Still, the infrastructure was there. Relationships had been built. The need for connection, for shared responsibility, for whole-child support had not gone away; instead, the need was steadily mounting.
So I made a choice to re-engage the group. Not with a grand plan or bold declaration, but simply by showing up. At first, I just attended the meetings. I listened. I learned. I reacquainted myself with the people in the room and the work they cared deeply about. Over time, presence became participation, and participation became leadership.
Sometimes leadership is about tending, not launching.

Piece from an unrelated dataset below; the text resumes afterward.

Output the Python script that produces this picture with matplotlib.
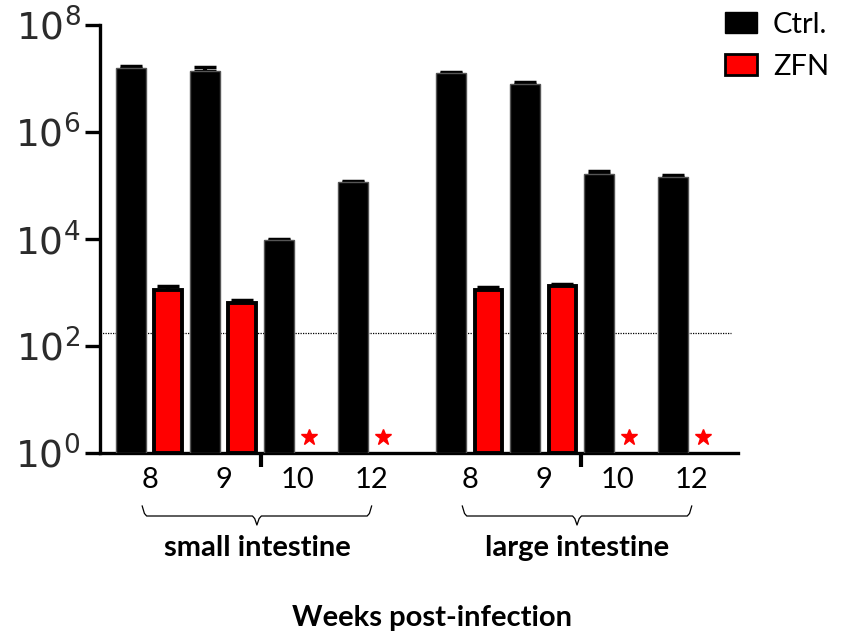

What We’ve Learned—and How to Start or Restart Your Own
Rebuilding the Task Force didn’t require a strategic plan or a major investment. It required intentionality and patience. And it reminded me that sometimes leadership is about tending, not launching.
For those looking to strengthen or start a community wellness effort of your own, here are a few steps that helped us:
- Start with Presence, Not Plans: Engage by listening. Don’t come in with an agenda; come in with questions. Ask what’s needed, what’s working, and where the group left off or where the group wants to go.
- Connect to Purpose: Focus partners on a core purpose. In our case, it began with loss. But our renewed vision is about prevention, opportunity, and proactive support for young people.
- Invite the Right Voices and Listen to Students: Who cares about student wellness? Schools, yes—but also police departments, local nonprofits, healthcare providers, park districts, and families. Most importantly, center student voice. Our Youth Summit was a turning point because students were at the table.
- Show the Impact, Then Amplify It: As small wins emerge, like new mental health resources or student-led projects, share them widely. Use your district’s platform to spotlight the partnership. When people see themselves in the story, they stay engaged.
- Make It a System, Not a Side Project: Wellness work shouldn’t depend on one leader or one grant. It has to be embedded. In our district and our larger communities. Wellness is embedded in our strategic plan, curriculum, and community relationships. It’s part of who we are.
Opportunity is everywhere, especially when we choose to return, rebuild, and reimagine what’s possible together.
The Takeaway
The students who sat around those Youth Summit tables last spring didn’t just share opinions; they shaped a system. Their voice is once again informing policy, professional development, family engagement, and more.
That’s the power of showing up, again and again, for the work that matters.
Opportunity is everywhere, especially when we choose to return, rebuild, and reimagine what’s possible together.